Players like Malacia, given the relatively small outlay of £14.7m in 2022, could deliver a small profit for United given he only has a book value remaining of £3.7m on his four-year deal. That would likely be recouped and profit made. But it wouldn’t change the game for United.

In the case of Sancho, whose loan spell at Chelsea has been indifferent, he was signed for £73m in 2021. His book value will stand at around £14.6m, and with a tag of £25m they will be aiming to turn a small profit, although it remains to be seen whether Chelsea will take that option up or take the £5m penalty for not signing him as per the loan agreement. His wages are significant at a reported £350,000 per week (£18.2m per year) and adding those kind of wages off the bill to Casemiro, Garnacho and Rashford could shave some £50m per year off the wage bill that can be reinvested into cheaper talent with a high ceiling.
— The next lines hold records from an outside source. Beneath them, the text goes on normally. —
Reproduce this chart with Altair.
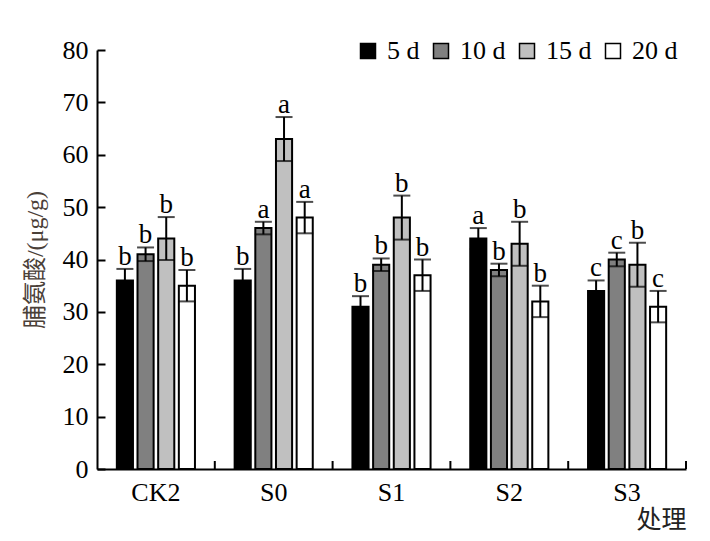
import altair as alt
import pandas as pd

# treatments on the x axis and sampling days in the legend
groups = ["CK2", "S0", "S1", "S2", "S3"]
days = ["5 d", "10 d", "15 d", "20 d"]

# proline content (ug/g), one list per day
mean_5 = [36, 36, 31, 44, 34]
mean_10 = [41, 46, 39, 38, 40]
mean_15 = [44, 63, 48, 43, 39]
mean_20 = [35, 48, 37, 32, 31]

err_5 = [2.2, 2.2, 2.0, 2.0, 2.0]
err_10 = [1.3, 1.2, 1.2, 1.2, 1.3]
err_15 = [4.1, 4.2, 4.2, 4.2, 4.2]
err_20 = [3.0, 3.0, 3.0, 3.0, 3.0]

sig_5 = ["b", "b", "b", "a", "c"]
sig_10 = ["b", "a", "b", "b", "c"]
sig_15 = ["b", "a", "b", "b", "b"]
sig_20 = ["b", "a", "b", "b", "c"]

fills = ["#000000", "#808080", "#c0c0c0", "#ffffff"]

rows = []
for day, m, e, s in zip(days, [mean_5, mean_10, mean_15, mean_20],
                        [err_5, err_10, err_15, err_20],
                        [sig_5, sig_10, sig_15, sig_20]):
    for g, mv, ev, sv in zip(groups, m, e, s):
        rows.append({"group": g, "day": day, "mean": mv,
                     "lo": mv - ev, "hi": mv + ev, "sig": sv})
df = pd.DataFrame(rows)
gdf = pd.DataFrame({"group": groups})

W, H = 589, 419
SERIF = "Liberation Serif"
CJK = "Liberation Serif, Noto Sans CJK SC"

x = alt.X("group:N", sort=groups,
          scale=alt.Scale(paddingInner=0, paddingOuter=0),
          axis=alt.Axis(title="处理", ticks=False, labelAngle=0,
                        labelFont=SERIF, labelFontSize=26, labelColor="black",
                        labelPadding=10, domainWidth=2, domainColor="black",
                        titleFont=CJK, titleFontSize=25, titleFontWeight="normal",
                        titleColor="#222", titleAnchor="end", titlePadding=2))
xo = alt.XOffset("day:N", sort=days,
                 scale=alt.Scale(paddingInner=0.22, paddingOuter=0.96))
# negative tick size draws the ticks inward; label padding makes up for it
y_axis = alt.Axis(title="脯氨酸/(μg/g)", values=list(range(0, 90, 10)),
                  grid=False, tickSize=alt.ExprRef(expr="-8"), tickWidth=2,
                  tickColor="black", domainWidth=2, domainColor="black",
                  labelFont=SERIF, labelFontSize=26, labelColor="black",
                  labelPadding=17,
                  titleFont=CJK, titleFontSize=24, titleFontWeight="normal",
                  titleColor="#4a4038", titlePadding=15)
yscale = alt.Scale(domain=[0, 80], nice=False)

bars = alt.Chart(df).mark_bar(stroke="black", strokeWidth=2).encode(
    x=x, xOffset=xo,
    y=alt.Y("mean:Q", scale=yscale, axis=y_axis),
    fill=alt.Fill("day:N", sort=days,
                  scale=alt.Scale(domain=days, range=fills),
                  legend=alt.Legend(orient="none", legendX=258, legendY=-12,
                                    direction="horizontal", title=None,
                                    symbolType="square", symbolSize=225,
                                    symbolStrokeColor="black",
                                    symbolStrokeWidth=1.5, symbolOpacity=1,
                                    labelFont=SERIF, labelFontSize=26,
                                    labelColor="black", labelOffset=6,
                                    columnPadding=8)),
)

stems = alt.Chart(df).mark_rule(color="black", strokeWidth=2).encode(
    x=x, xOffset=xo, y=alt.Y("lo:Q", scale=yscale), y2="hi:Q")

cap_hi = alt.Chart(df).mark_tick(color="black", thickness=2, size=17,
                                 orient="horizontal").encode(
    x=x, xOffset=xo, y=alt.Y("hi:Q", scale=yscale))
cap_lo = alt.Chart(df).mark_tick(color="black", thickness=2, size=17,
                                 orient="horizontal").encode(
    x=x, xOffset=xo, y=alt.Y("lo:Q", scale=yscale))

letters = alt.Chart(df).mark_text(font=SERIF, fontSize=27, color="black",
                                  baseline="alphabetic", dy=-4).encode(
    x=x, xOffset=xo, y=alt.Y("hi:Q", scale=yscale), text="sig:N")

# inward ticks at the group boundaries of the x axis
xticks = alt.Chart(gdf).mark_rule(color="black", strokeWidth=2).encode(
    x=alt.X("group:N", sort=groups, bandPosition=1),
    y=alt.value(H), y2=alt.value(H - 8))

chart = alt.layer(bars, stems, cap_hi, cap_lo, letters, xticks).properties(
    width=W, height=H,
    autosize=alt.AutoSizeParams(type="none"),
    padding={"left": 89, "top": 42, "right": 16, "bottom": 64},
).configure(font=SERIF).configure_view(stroke=None)

chart.save("out.html", embed_options={"renderer": "svg", "actions": False})
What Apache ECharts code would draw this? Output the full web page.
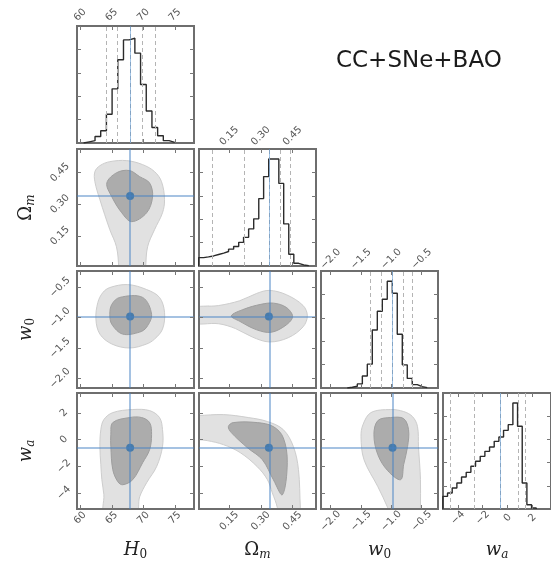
<!DOCTYPE html>
<html><head><meta charset="utf-8">
<script src="https://cdn.jsdelivr.net/npm/echarts@6/dist/echarts.min.js"></script>
<style>html,body{margin:0;padding:0;background:#fff}#c{width:551px;height:562px}</style>
</head><body><div id="c"></div>
<script>
// ---------- axis ranges and ticks ----------
const rangeH0 = [59.5, 78.0];
const rangeOm = [0.007, 0.561];
const rangeW0 = [-2.16, -0.23];
const rangeWa = [-5.2, 3.5];
const ticksH0 = [60, 65, 70, 75];
const ticksOm = [0.15, 0.30, 0.45];
const ticksW0 = [-2.0, -1.5, -1.0, -0.5];
const ticksWa = [-4, -2, 0, 2];
const labelsH0 = ['60', '65', '70', '75'];
const labelsOm = ['0.15', '0.30', '0.45'];
const labelsW0 = ['\u22122.0', '\u22121.5', '\u22121.0', '\u22120.5'];
const labelsWa = ['\u22124', '\u22122', '0', '2'];
const histTicks = [0.2, 0.4, 0.6, 0.8];

// ---------- best-fit (median) values ----------
const medians = [67.9, 0.338, -0.98, -0.6];

// ---------- 1D histograms (bin edges, relative heights) ----------
const edgesH0 = [60.55, 61.45, 62.35, 63.25, 64.15, 65.05, 65.95, 66.85, 67.75, 68.65, 69.55, 70.45, 71.35, 72.25, 73.15, 74.05, 74.95];
const heightsH0 = [0.01, 0.02, 0.056, 0.105, 0.246, 0.463, 0.712, 0.881, 0.895, 0.768, 0.50, 0.274, 0.133, 0.062, 0.02, 0.006];
const quantH0 = [64.1, 65.8, 69.8, 71.8];

const edgesOm = [0.005, 0.029, 0.052, 0.076, 0.100, 0.124, 0.147, 0.171, 0.195, 0.218, 0.242, 0.266, 0.290, 0.313, 0.337, 0.361, 0.385, 0.408, 0.432, 0.456, 0.479, 0.503, 0.527];
const heightsOm = [0.072, 0.078, 0.086, 0.098, 0.11, 0.124, 0.144, 0.167, 0.202, 0.245, 0.317, 0.403, 0.576, 0.764, 0.914, 0.914, 0.706, 0.36, 0.10, 0.023, 0.009, 0.003];
const quantOm = [0.068, 0.218, 0.392, 0.437];

const edgesW0 = [-1.726, -1.643, -1.561, -1.478, -1.396, -1.314, -1.231, -1.149, -1.067, -0.984, -0.902, -0.819, -0.737, -0.655, -0.572, -0.490, -0.408];
const heightsW0 = [0.006, 0.015, 0.035, 0.102, 0.204, 0.496, 0.656, 0.758, 0.913, 0.81, 0.46, 0.198, 0.082, 0.029, 0.012, 0.003];
const quantW0 = [-1.352, -1.160, -0.803, -0.655];

const edgesWa = [-5.21, -4.834, -4.458, -4.082, -3.706, -3.33, -2.954, -2.578, -2.202, -1.826, -1.45, -1.074, -0.698, -0.322, 0.054, 0.43, 0.806, 1.182, 1.558, 1.934, 2.31];
const heightsWa = [0.109, 0.138, 0.181, 0.224, 0.276, 0.316, 0.368, 0.411, 0.454, 0.497, 0.534, 0.583, 0.621, 0.678, 0.727, 0.914, 0.713, 0.224, 0.037, 0.009];
const quantWa = [-4.61, -2.66, 0.85, 1.40];

// ---------- 2D credible contours (68% inner, 95% outer) ----------
const cH0Om95 = [[64.69,0.501],[67.36,0.506],[69.88,0.487],[71.76,0.454],[72.87,0.406],[73.34,0.321],[73.02,0.259],[71.76,0.179],[70.66,0.098],[70.35,0.0],[70.3,-0.03],[66.0,-0.03],[66.10,0.0],[65.74,0.098],[64.69,0.179],[63.12,0.321],[62.33,0.406],[62.33,0.454],[63.12,0.482]];
const cH0Om68 = [[65.79,0.449],[67.8,0.459],[69.41,0.430],[70.98,0.40],[71.45,0.335],[70.51,0.259],[68.15,0.217],[66.58,0.259],[65.0,0.335],[64.22,0.40]];
const cH0W095 = [[64.69,-0.503],[67.52,-0.454],[70.51,-0.536],[72.55,-0.666],[73.34,-0.912],[73.02,-1.189],[71.76,-1.353],[70.51,-1.434],[67.83,-1.500],[65.0,-1.434],[63.12,-1.271],[62.49,-1.026],[62.8,-0.748],[63.59,-0.585]];
const cH0W068 = [[66.26,-0.666],[69.88,-0.666],[71.29,-0.944],[70.51,-1.157],[69.41,-1.238],[66.73,-1.271],[65.0,-1.108],[64.69,-0.944],[65.0,-0.781]];
const cH0Wa95 = [[68.31,2.26],[65.16,2.03],[63.75,1.51],[63.27,0.755],[63.12,-0.52],[63.27,-1.88],[63.43,-3.0],[63.75,-4.13],[63.9,-5.6],[68.78,-5.6],[69.41,-4.28],[70.51,-3.23],[72.08,-2.03],[73.02,-0.52],[73.02,0.755],[72.55,1.66],[70.98,2.18]];
const cH0Wa68 = [[67.83,1.66],[65.16,1.28],[64.85,0.38],[64.85,-0.52],[65.16,-2.25],[65.95,-3.15],[66.73,-3.38],[68.31,-3.0],[69.88,-1.73],[70.98,-0.75],[71.29,0.38],[70.98,1.28],[69.72,1.66]];
const cOmW095 = [[-0.03,-0.85],[0.1,-0.80],[0.2,-0.72],[0.28,-0.60],[0.34,-0.55],[0.42,-0.62],[0.5,-0.80],[0.52,-0.97],[0.5,-1.15],[0.43,-1.33],[0.34,-1.40],[0.26,-1.32],[0.18,-1.18],[0.1,-1.1],[-0.03,-1.08]];
const cOmW068 = [[0.16,-0.97],[0.22,-0.86],[0.3,-0.78],[0.36,-0.76],[0.42,-0.83],[0.45,-0.98],[0.42,-1.12],[0.35,-1.24],[0.28,-1.2],[0.2,-1.06]];
const cOmWa95 = [[-0.03,1.82],[0.003,1.81],[0.122,1.88],[0.240,1.66],[0.331,1.36],[0.406,0.755],[0.454,-0.52],[0.478,-2.25],[0.487,-5.11],[0.49,-5.6],[0.375,-5.6],[0.378,-5.11],[0.354,-3.98],[0.331,-3.0],[0.283,-2.03],[0.202,-0.97],[0.122,-0.37],[0.046,-0.07],[0.003,0.0],[-0.03,0.0]];
const cOmWa68 = [[0.146,0.98],[0.169,1.28],[0.283,1.28],[0.359,0.98],[0.406,0.15],[0.425,-1.73],[0.402,-4.13],[0.359,-3.0],[0.307,-1.50],[0.236,-0.60],[0.16,0.53]];
const cW0Wa95 = [[-1.010,2.26],[-1.336,2.03],[-1.467,1.13],[-1.500,0.23],[-1.451,-1.50],[-1.222,-3.53],[-1.059,-5.11],[-1.03,-5.6],[-0.515,-5.6],[-0.519,-5.11],[-0.519,-3.0],[-0.552,-0.52],[-0.568,0.98],[-0.650,1.73],[-0.797,2.11]];
const cW0Wa68 = [[-1.010,1.66],[-1.222,1.43],[-1.287,0.38],[-1.222,-1.13],[-1.059,-2.33],[-0.846,-3.0],[-0.797,-1.88],[-0.732,-0.52],[-0.716,0.75],[-0.797,1.58]];

const title = 'CC+SNe+BAO';

// ---------- build ----------
const P = [
  {range: rangeH0, ticks: ticksH0, labels: labelsH0, name: '{i|H}{n|0}', edges: edgesH0, heights: heightsH0, quant: quantH0, bm: 9, tm: 11, lm: 15},
  {range: rangeOm, ticks: ticksOm, labels: labelsOm, name: '{g|\u03A9}{s|m}', edges: edgesOm, heights: heightsOm, quant: quantOm, bm: 12, tm: 13, lm: 17},
  {range: rangeW0, ticks: ticksW0, labels: labelsW0, name: '{i|w}{n|0}', edges: edgesW0, heights: heightsW0, quant: quantW0, bm: 12, tm: 12, lm: 17},
  {range: rangeWa, ticks: ticksWa, labels: labelsWa, name: '{i|w}{s|a}', edges: edgesWa, heights: heightsWa, quant: quantWa, bm: 9, tm: 10, lm: 13}
];
const contours = {
  '1-0': [cH0Om95, cH0Om68], '2-0': [cH0W095, cH0W068], '3-0': [cH0Wa95, cH0Wa68],
  '2-1': [cOmW095, cOmW068], '3-1': [cOmWa95, cOmWa68], '3-2': [cW0Wa95, cW0Wa68]
};

const colLeft = [77, 199, 321, 443], rowTop = [26, 149, 271, 393], S = 117;
const frameColor = '#6e6e6e', tickColor = '#777', labelColor = '#555';
const blueLine = 'rgba(70,130,195,0.65)', blueDot = '#2f6fa9';
const rich = {
  i: {fontFamily: 'DejaVu Serif', fontStyle: 'italic', fontSize: 18, color: '#222'},
  g: {fontFamily: 'DejaVu Serif', fontSize: 18, color: '#222'},
  s: {fontFamily: 'DejaVu Serif', fontStyle: 'italic', fontSize: 12, color: '#222', padding: [10, 0, 0, 0]},
  n: {fontFamily: 'DejaVu Serif', fontSize: 12, color: '#222', padding: [10, 0, 0, 0]}
};

function labelFmt(ticks, labels) {
  return function (v) {
    let best = 0, bd = Infinity;
    ticks.forEach((t, k) => { const d = Math.abs(t - v); if (d < bd) { bd = d; best = k; } });
    return labels[best];
  };
}

const grids = [], xAxes = [], yAxes = [], series = [];

function addAxis(list, gi, pos, range, ticks, labels, showLabel, margin, name, nameGap) {
  const ax = {
    type: 'value', gridIndex: gi, position: pos, min: range[0], max: range[1],
    axisLine: {show: false, onZero: false},
    splitLine: {show: false},
    axisTick: {show: true, inside: true, length: 4, lineStyle: {color: tickColor, width: 1}, customValues: ticks},
    axisLabel: {show: showLabel, customValues: ticks, formatter: labelFmt(ticks, labels || ticks.map(String)),
      rotate: pos === 'top' ? -45 : 45, align: 'center', verticalAlign: 'middle', margin: margin || 10,
      fontFamily: 'DejaVu Sans', fontSize: 10, color: labelColor},
    z: 5
  };
  if (name) {
    ax.name = name; ax.nameLocation = 'middle'; ax.nameGap = nameGap;
    ax.nameTextStyle = {rich: rich};
  }
  list.push(ax);
  return list.length - 1;
}

for (let i = 0; i < 4; i++) {
  for (let j = 0; j <= i; j++) {
    const gi = grids.length;
    grids.push({left: colLeft[j], top: rowTop[i], width: S, height: S, show: true,
      borderColor: frameColor, borderWidth: 2, backgroundColor: '#fff', containLabel: false});
    const px = P[j];
    const diag = (i === j);
    const bottomLabels = (i === 3);
    const xb = addAxis(xAxes, gi, 'bottom', px.range, px.ticks, px.labels, bottomLabels, px.bm,
      bottomLabels ? px.name : null, 30);
    addAxis(xAxes, gi, 'top', px.range, px.ticks, px.labels, diag && i < 3, px.tm, null, 0);
    let yl;
    if (diag) {
      yl = addAxis(yAxes, gi, 'left', [0, 1], histTicks, null, false, 10, null, 0);
      addAxis(yAxes, gi, 'right', [0, 1], histTicks, null, false, 10, null, 0);
      const pts = [[px.edges[0], 0]];
      for (let k = 0; k < px.heights.length; k++) pts.push([px.edges[k], px.heights[k]]);
      pts.push([px.edges[px.edges.length - 1], px.heights[px.heights.length - 1]]);
      pts.push([px.edges[px.edges.length - 1], 0]);
      series.push({
        type: 'line', xAxisIndex: xb, yAxisIndex: yl, data: pts, step: 'end', symbol: 'none',
        lineStyle: {color: '#2b2b2b', width: 1.4}, silent: true, clip: true, z: 3,
        markLine: {silent: true, symbol: ['none', 'none'], label: {show: false}, animation: false,
          data: px.quant.map(q => ({xAxis: q, lineStyle: {color: '#b4b4b4', type: [4, 3], width: 1}}))
            .concat([{xAxis: medians[j], lineStyle: {color: '#b4b4b4', type: [4, 3], width: 1}},
                     {xAxis: medians[j], lineStyle: {color: 'rgba(90,150,210,0.55)', type: 'solid', width: 1}}])}
      });
    } else {
      const py = P[i];
      const leftLabels = (j === 0);
      yl = addAxis(yAxes, gi, 'left', py.range, py.ticks, py.labels, leftLabels, py.lm,
        leftLabels ? py.name : null, 40);
      addAxis(yAxes, gi, 'right', py.range, py.ticks, py.labels, false, 10, null, 0);
      const cs = contours[i + '-' + j];
      [[cs[0], '#e1e1e1', '#cdcdcd'], [cs[1], '#acacac', '#9e9e9e']].forEach(([poly, fill, stroke]) => {
        series.push({
          type: 'custom', xAxisIndex: xb, yAxisIndex: yl, data: poly, silent: true, clip: true, z: 2,
          renderItem: function (params, api) {
            if (params.dataIndex !== 0) return null;
            const c = params.coordSys;
            const pts = poly.map(d => api.coord(d));
            return {type: 'group', children: [{type: 'polygon', shape: {points: pts, smooth: 0.35},
              style: {fill: fill, stroke: stroke, lineWidth: 1}}],
              clipPath: {type: 'rect', shape: {x: c.x + 1, y: c.y + 1, width: c.width - 2, height: c.height - 2}}};
          }
        });
      });
      series.push({
        type: 'scatter', xAxisIndex: xb, yAxisIndex: yl, data: [[medians[j], medians[i]]],
        symbolSize: 8, itemStyle: {color: blueDot}, silent: true, z: 4,
        markLine: {silent: true, symbol: ['none', 'none'], label: {show: false}, animation: false,
          lineStyle: {color: blueLine, width: 1.5, type: 'solid'},
          data: [{xAxis: medians[j]}, {yAxis: medians[i]}]}
      });
    }
  }
}

const chart = echarts.init(document.getElementById('c'), null, {renderer: 'canvas'});
chart.setOption({
  animation: false,
  backgroundColor: '#fff',
  grid: grids, xAxis: xAxes, yAxis: yAxes, series: series,
  graphic: [{type: 'text', left: 336, top: 50, style: {text: title, fontFamily: 'DejaVu Sans', fontSize: 23, fill: '#1a1a1a'}}]
});
</script></body></html>
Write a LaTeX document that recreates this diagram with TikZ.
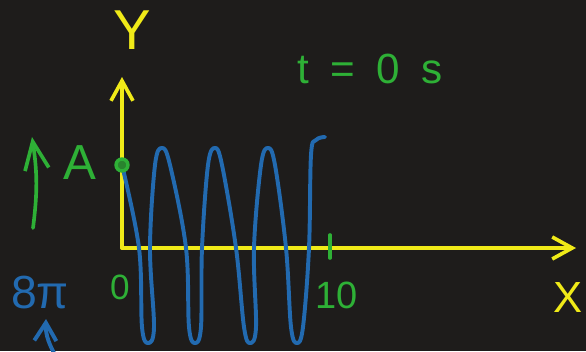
\documentclass[tikz,border=0pt]{standalone}
\usepackage{fontspec}
\setmainfont{Liberation Sans}
\usetikzlibrary{arrows.meta, positioning}

\definecolor{board}{RGB}{30,28,27}
\definecolor{chalkyellow}{RGB}{240,234,24}
\definecolor{chalkgreen}{RGB}{46,176,54}
\definecolor{chalkblue}{RGB}{34,106,176}

\begin{document}
\begin{tikzpicture}[x=0.025cm, y=0.025cm,
  axisline/.style={chalkyellow, line width=2.6pt, line cap=round,
    -{Straight Barb[length=5mm, width=5.5mm]}},
  greenline/.style={chalkgreen, line width=2.6pt, line cap=round},
  blueline/.style={chalkblue, line width=2.8pt, line cap=round, line join=round},
  greentext/.style={text=chalkgreen, inner sep=0pt},
  yellowtext/.style={text=chalkyellow, inner sep=0pt},
  bluetext/.style={text=chalkblue, inner sep=0pt}
]
  %% board
  \useasboundingbox (0,0) rectangle (586,351);
  \fill[board] (0,0) rectangle (586,351);

  %% axes
  \coordinate (O) at (122,103);
  \coordinate (ytip) at (122,274);
  \coordinate (xtip) at (576,103);
  \draw[axisline] (O) -- (ytip);
  \draw[axisline] (O) -- (xtip);
  \node[yellowtext, font=\fontsize{40}{44}\selectfont] (ylabel) at (132,321) {Y};
  \node[yellowtext, font=\fontsize{31}{34}\selectfont] (xlabel) at (568,53) {X};

  %% time label
  \node[greentext, font=\fontsize{30}{33}\selectfont\addfontfeature{LetterSpace=50}] (time) at (370,282) {t=0s};

  %% wave
  \draw[blueline] plot[smooth, tension=0.6] coordinates {
    (122,186) (139,103) (142,24) (148,8) (154,24) (150,103)
    (155,186) (162,203) (170,186)
    (186,103) (189,24) (195,8) (201,24) (202,103)
    (208,186) (215,203) (222,186)
    (236,103) (244,24) (250,8) (256,24) (254,103)
    (261,186) (268,203) (275,186)
    (286,103) (291,24) (297,8) (303,24) (309,103) (311,196) (316,211) (325,214)};

  %% amplitude
  \node[draw=chalkgreen, fill=chalkgreen!70!board, line width=2.4pt, circle, minimum size=12*0.025cm, inner sep=0pt] (start) at (122,186) {};
  \node[greentext, font=\fontsize{35}{38}\selectfont] (amp) at (80,188) {A};
  \coordinate (abot) at (33,123);
  \coordinate (atop) at (32,214);
  \draw[greenline, -{Straight Barb[length=7mm, width=6mm]}] (abot) to[bend right=8] (atop);

  %% x marks
  \coordinate (tickbot) at (330,93);
  \coordinate (ticktop) at (330,116);
  \draw[greenline] (tickbot) -- (ticktop);
  \node[greentext, font=\fontsize{25}{28}\selectfont] (zero) at (120,64) {0};
  \node[greentext, font=\fontsize{27}{30}\selectfont] (ten) at (337,56) {10};

  %% wave number
  \node[bluetext, font=\fontsize{33}{36}\selectfont] (kval) at (40,58) {8π};
  \coordinate (kbot) at (54,-2);
  \coordinate (ktop) at (46,32);
  \draw[blueline, -{Straight Barb[length=4.5mm, width=5.5mm]}] (kbot) to[bend left=15] (ktop);
\end{tikzpicture}
\end{document}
Fernandes has been linked with an exit, with rumours of Saudi clubs being willing to part with as much as £80m for the 31-year-old Portuguese. That seems far fetched given his age and profile. He would make a profit for United on any significant sale, and if offered such a sum it would be near impossible to turn down, but he remains United’s most talismanic figure.

The profit for United this summer will come from selling home grown players, and the lack of profit to come from selling players they have recruited in recent years speaks to just how poor that recruitment has been, and how profligate they have been with transfer funds.

They will need to sell their pure profit players, while the sale of big earners will clear space in the wage bill. All told it could allow United another £120m or so to put to work over and adove the committed £100m, but would give them little time to do it.

It remains a work in process that will require several windows to unpick the financial and competitive damage that has been done over a number of years worth of bad decisions.